- **TASK DIRECTIONS**
Return the listing below word for word.

· · · ·

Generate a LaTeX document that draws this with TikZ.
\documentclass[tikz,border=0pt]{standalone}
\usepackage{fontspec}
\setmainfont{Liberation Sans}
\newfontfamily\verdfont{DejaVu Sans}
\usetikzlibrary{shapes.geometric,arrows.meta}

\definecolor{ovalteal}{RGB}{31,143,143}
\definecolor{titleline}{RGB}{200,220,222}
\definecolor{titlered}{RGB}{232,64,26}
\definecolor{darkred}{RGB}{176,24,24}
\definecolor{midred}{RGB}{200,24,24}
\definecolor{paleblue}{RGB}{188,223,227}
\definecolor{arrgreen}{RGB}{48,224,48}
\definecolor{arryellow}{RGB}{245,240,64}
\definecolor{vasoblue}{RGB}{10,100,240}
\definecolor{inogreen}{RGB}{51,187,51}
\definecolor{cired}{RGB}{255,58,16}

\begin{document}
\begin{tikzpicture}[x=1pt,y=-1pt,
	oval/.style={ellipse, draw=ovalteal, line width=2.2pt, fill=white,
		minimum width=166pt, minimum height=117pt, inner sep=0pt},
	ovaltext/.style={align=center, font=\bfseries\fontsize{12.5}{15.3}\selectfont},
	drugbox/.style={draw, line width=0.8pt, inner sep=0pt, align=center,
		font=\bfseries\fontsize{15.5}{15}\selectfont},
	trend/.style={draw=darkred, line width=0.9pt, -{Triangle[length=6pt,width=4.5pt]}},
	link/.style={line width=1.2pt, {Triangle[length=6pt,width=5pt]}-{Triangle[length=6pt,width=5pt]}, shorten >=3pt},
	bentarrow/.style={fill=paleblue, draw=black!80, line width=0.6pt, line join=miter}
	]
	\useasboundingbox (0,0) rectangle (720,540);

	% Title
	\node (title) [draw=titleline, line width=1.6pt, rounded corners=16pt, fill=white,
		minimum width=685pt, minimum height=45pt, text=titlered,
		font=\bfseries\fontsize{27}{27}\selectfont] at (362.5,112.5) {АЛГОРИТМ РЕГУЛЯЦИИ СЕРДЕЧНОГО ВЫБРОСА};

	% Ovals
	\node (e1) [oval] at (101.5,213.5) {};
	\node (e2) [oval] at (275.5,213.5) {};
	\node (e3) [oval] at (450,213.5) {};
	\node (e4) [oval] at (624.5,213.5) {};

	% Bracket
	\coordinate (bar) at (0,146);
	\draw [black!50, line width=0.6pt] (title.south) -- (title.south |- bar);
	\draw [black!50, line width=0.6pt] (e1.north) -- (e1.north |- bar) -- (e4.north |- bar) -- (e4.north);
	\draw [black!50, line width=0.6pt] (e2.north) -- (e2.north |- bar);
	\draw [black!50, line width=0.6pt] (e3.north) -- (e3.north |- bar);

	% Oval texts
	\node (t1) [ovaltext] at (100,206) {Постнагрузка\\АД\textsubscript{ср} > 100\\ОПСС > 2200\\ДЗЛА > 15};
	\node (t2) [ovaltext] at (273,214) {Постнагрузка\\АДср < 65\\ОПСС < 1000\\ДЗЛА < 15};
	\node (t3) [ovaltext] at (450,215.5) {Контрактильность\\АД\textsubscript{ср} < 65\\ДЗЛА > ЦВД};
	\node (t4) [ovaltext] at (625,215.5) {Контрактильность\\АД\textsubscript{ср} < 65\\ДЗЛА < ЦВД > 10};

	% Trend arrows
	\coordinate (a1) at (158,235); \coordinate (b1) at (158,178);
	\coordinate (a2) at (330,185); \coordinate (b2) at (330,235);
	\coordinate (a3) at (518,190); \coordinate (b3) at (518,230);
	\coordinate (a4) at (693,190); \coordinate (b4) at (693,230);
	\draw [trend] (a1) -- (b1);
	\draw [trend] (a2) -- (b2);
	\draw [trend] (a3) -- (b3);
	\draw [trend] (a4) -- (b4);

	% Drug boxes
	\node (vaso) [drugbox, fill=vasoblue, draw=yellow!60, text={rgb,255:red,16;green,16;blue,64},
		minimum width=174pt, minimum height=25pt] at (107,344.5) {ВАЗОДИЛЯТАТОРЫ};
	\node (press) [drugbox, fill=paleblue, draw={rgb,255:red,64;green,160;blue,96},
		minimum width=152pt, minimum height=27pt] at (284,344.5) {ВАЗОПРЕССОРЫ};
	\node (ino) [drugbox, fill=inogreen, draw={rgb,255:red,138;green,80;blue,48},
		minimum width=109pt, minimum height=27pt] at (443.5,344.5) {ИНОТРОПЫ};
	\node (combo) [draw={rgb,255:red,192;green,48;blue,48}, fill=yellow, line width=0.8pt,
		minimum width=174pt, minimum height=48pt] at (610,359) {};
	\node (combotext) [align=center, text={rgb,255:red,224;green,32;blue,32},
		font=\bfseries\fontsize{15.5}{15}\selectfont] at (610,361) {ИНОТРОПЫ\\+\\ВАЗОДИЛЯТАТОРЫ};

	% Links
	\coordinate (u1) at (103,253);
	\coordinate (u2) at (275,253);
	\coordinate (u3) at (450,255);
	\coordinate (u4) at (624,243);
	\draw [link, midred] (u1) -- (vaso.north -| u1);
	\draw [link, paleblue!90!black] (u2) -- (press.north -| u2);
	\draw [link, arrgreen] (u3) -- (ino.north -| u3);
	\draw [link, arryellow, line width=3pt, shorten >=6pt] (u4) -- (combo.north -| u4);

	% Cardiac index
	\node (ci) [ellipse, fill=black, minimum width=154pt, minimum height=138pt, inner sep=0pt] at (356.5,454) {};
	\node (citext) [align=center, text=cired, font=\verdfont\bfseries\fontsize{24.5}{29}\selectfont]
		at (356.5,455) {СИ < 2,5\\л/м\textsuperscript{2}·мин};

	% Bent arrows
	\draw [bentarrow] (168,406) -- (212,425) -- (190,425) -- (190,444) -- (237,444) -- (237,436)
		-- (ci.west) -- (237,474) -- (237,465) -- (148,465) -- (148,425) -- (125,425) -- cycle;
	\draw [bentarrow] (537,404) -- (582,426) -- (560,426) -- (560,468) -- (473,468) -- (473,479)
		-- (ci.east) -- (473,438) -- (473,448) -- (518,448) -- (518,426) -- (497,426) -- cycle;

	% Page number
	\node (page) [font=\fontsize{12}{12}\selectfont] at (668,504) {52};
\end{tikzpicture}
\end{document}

· · · ·

- **EXPECTED ANSWER**
Generate a LaTeX document that draws this with TikZ.
\documentclass[tikz,border=0pt]{standalone}
\usepackage{fontspec}
\setmainfont{Liberation Sans}
\newfontfamily\verdfont{DejaVu Sans}
\usetikzlibrary{shapes.geometric,arrows.meta}

\definecolor{ovalteal}{RGB}{31,143,143}
\definecolor{titleline}{RGB}{200,220,222}
\definecolor{titlered}{RGB}{232,64,26}
\definecolor{darkred}{RGB}{176,24,24}
\definecolor{midred}{RGB}{200,24,24}
\definecolor{paleblue}{RGB}{188,223,227}
\definecolor{arrgreen}{RGB}{48,224,48}
\definecolor{arryellow}{RGB}{245,240,64}
\definecolor{vasoblue}{RGB}{10,100,240}
\definecolor{inogreen}{RGB}{51,187,51}
\definecolor{cired}{RGB}{255,58,16}

\begin{document}
\begin{tikzpicture}[x=1pt,y=-1pt,
	oval/.style={ellipse, draw=ovalteal, line width=2.2pt, fill=white,
		minimum width=166pt, minimum height=117pt, inner sep=0pt},
	ovaltext/.style={align=center, font=\bfseries\fontsize{12.5}{15.3}\selectfont},
	drugbox/.style={draw, line width=0.8pt, inner sep=0pt, align=center,
		font=\bfseries\fontsize{15.5}{15}\selectfont},
	trend/.style={draw=darkred, line width=0.9pt, -{Triangle[length=6pt,width=4.5pt]}},
	link/.style={line width=1.2pt, {Triangle[length=6pt,width=5pt]}-{Triangle[length=6pt,width=5pt]}, shorten >=3pt},
	bentarrow/.style={fill=paleblue, draw=black!80, line width=0.6pt, line join=miter}
	]
	\useasboundingbox (0,0) rectangle (720,540);

	% Title
	\node (title) [draw=titleline, line width=1.6pt, rounded corners=16pt, fill=white,
		minimum width=685pt, minimum height=45pt, text=titlered,
		font=\bfseries\fontsize{27}{27}\selectfont] at (362.5,112.5) {АЛГОРИТМ РЕГУЛЯЦИИ СЕРДЕЧНОГО ВЫБРОСА};

	% Ovals
	\node (e1) [oval] at (101.5,213.5) {};
	\node (e2) [oval] at (275.5,213.5) {};
	\node (e3) [oval] at (450,213.5) {};
	\node (e4) [oval] at (624.5,213.5) {};

	% Bracket
	\coordinate (bar) at (0,146);
	\draw [black!50, line width=0.6pt] (title.south) -- (title.south |- bar);
	\draw [black!50, line width=0.6pt] (e1.north) -- (e1.north |- bar) -- (e4.north |- bar) -- (e4.north);
	\draw [black!50, line width=0.6pt] (e2.north) -- (e2.north |- bar);
	\draw [black!50, line width=0.6pt] (e3.north) -- (e3.north |- bar);

	% Oval texts
	\node (t1) [ovaltext] at (100,206) {Постнагрузка\\АД\textsubscript{ср} > 100\\ОПСС > 2200\\ДЗЛА > 15};
	\node (t2) [ovaltext] at (273,214) {Постнагрузка\\АДср < 65\\ОПСС < 1000\\ДЗЛА < 15};
	\node (t3) [ovaltext] at (450,215.5) {Контрактильность\\АД\textsubscript{ср} < 65\\ДЗЛА > ЦВД};
	\node (t4) [ovaltext] at (625,215.5) {Контрактильность\\АД\textsubscript{ср} < 65\\ДЗЛА < ЦВД > 10};

	% Trend arrows
	\coordinate (a1) at (158,235); \coordinate (b1) at (158,178);
	\coordinate (a2) at (330,185); \coordinate (b2) at (330,235);
	\coordinate (a3) at (518,190); \coordinate (b3) at (518,230);
	\coordinate (a4) at (693,190); \coordinate (b4) at (693,230);
	\draw [trend] (a1) -- (b1);
	\draw [trend] (a2) -- (b2);
	\draw [trend] (a3) -- (b3);
	\draw [trend] (a4) -- (b4);

	% Drug boxes
	\node (vaso) [drugbox, fill=vasoblue, draw=yellow!60, text={rgb,255:red,16;green,16;blue,64},
		minimum width=174pt, minimum height=25pt] at (107,344.5) {ВАЗОДИЛЯТАТОРЫ};
	\node (press) [drugbox, fill=paleblue, draw={rgb,255:red,64;green,160;blue,96},
		minimum width=152pt, minimum height=27pt] at (284,344.5) {ВАЗОПРЕССОРЫ};
	\node (ino) [drugbox, fill=inogreen, draw={rgb,255:red,138;green,80;blue,48},
		minimum width=109pt, minimum height=27pt] at (443.5,344.5) {ИНОТРОПЫ};
	\node (combo) [draw={rgb,255:red,192;green,48;blue,48}, fill=yellow, line width=0.8pt,
		minimum width=174pt, minimum height=48pt] at (610,359) {};
	\node (combotext) [align=center, text={rgb,255:red,224;green,32;blue,32},
		font=\bfseries\fontsize{15.5}{15}\selectfont] at (610,361) {ИНОТРОПЫ\\+\\ВАЗОДИЛЯТАТОРЫ};

	% Links
	\coordinate (u1) at (103,253);
	\coordinate (u2) at (275,253);
	\coordinate (u3) at (450,255);
	\coordinate (u4) at (624,243);
	\draw [link, midred] (u1) -- (vaso.north -| u1);
	\draw [link, paleblue!90!black] (u2) -- (press.north -| u2);
	\draw [link, arrgreen] (u3) -- (ino.north -| u3);
	\draw [link, arryellow, line width=3pt, shorten >=6pt] (u4) -- (combo.north -| u4);

	% Cardiac index
	\node (ci) [ellipse, fill=black, minimum width=154pt, minimum height=138pt, inner sep=0pt] at (356.5,454) {};
	\node (citext) [align=center, text=cired, font=\verdfont\bfseries\fontsize{24.5}{29}\selectfont]
		at (356.5,455) {СИ < 2,5\\л/м\textsuperscript{2}·мин};

	% Bent arrows
	\draw [bentarrow] (168,406) -- (212,425) -- (190,425) -- (190,444) -- (237,444) -- (237,436)
		-- (ci.west) -- (237,474) -- (237,465) -- (148,465) -- (148,425) -- (125,425) -- cycle;
	\draw [bentarrow] (537,404) -- (582,426) -- (560,426) -- (560,468) -- (473,468) -- (473,479)
		-- (ci.east) -- (473,438) -- (473,448) -- (518,448) -- (518,426) -- (497,426) -- cycle;

	% Page number
	\node (page) [font=\fontsize{12}{12}\selectfont] at (668,504) {52};
\end{tikzpicture}
\end{document}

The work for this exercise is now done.